Aug 23 (Reuters) - Illinois’ failure to improve its sagging public retirement system during a special legislative session last week is a negative credit factor for the state, Moody’s Investors Service said.
“Inaction on the state’s pension liabilities will further strain this lowest-rated U.S. state’s finances,” the credit rating agency said in a report on Thursday.
Illinois has an A2 general obligation rating, the lowest among states Moody’s rates. Before last Friday’s special session, Governor Pat Quinn warned that the state’s credit ratings could slide further if action was not taken to lower the $83 billion unfunded pension liability.
However, the one-day session produced no solution for the worst-funded state pension system in the United States amid political squabbling and labor protests.
“There are six legislative session days in late November and early December, but Illinois may not agree on an approach to pension funding until early 2013,” Moody’s said in the report. “In the meantime, the funding challenge will keep growing.”

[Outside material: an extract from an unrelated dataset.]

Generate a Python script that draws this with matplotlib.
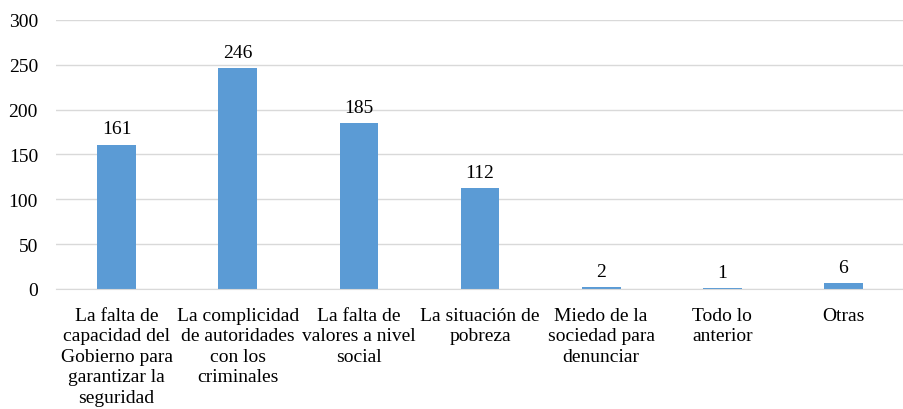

Citing the report, Illinois Treasurer Dan Rutherford said the state could be headed for another rating downgrade that will increase its borrowing costs. Moody’s cut Illinois’ rating in January and Standard & Poor’s Ratings Services has warned of a multiple-notch downgrade if the state makes no progress this year on its pension liability and structural budget imbalance.
Pension costs have consumed revenue from 2011’s big hike in income tax rates, according to Rutherford.
“Illinois’ available resources can neither pay off its massive debt nor cover the cost of providing needed state services to all of its citizens,” he said in a statement. “Comprehensive, constitutional, and fair pension reforms are required to reverse this situation.”
Meanwhile, Moody’s said legislation passed by Michigan lawmakers last week for the state’s Public School Employees’ Retirement System is a positive credit factor for school districts.
“The reforms will reduce (districts’) pension-related budgetary expenses by capping the contribution rate at the fiscal 2012 level, thus shifting subsequent pension contributions to the state,” Moody’s said.
It added that increased employee contributions for pensions and retiree health care will reduce the system’s unfunded liability “to some degree.”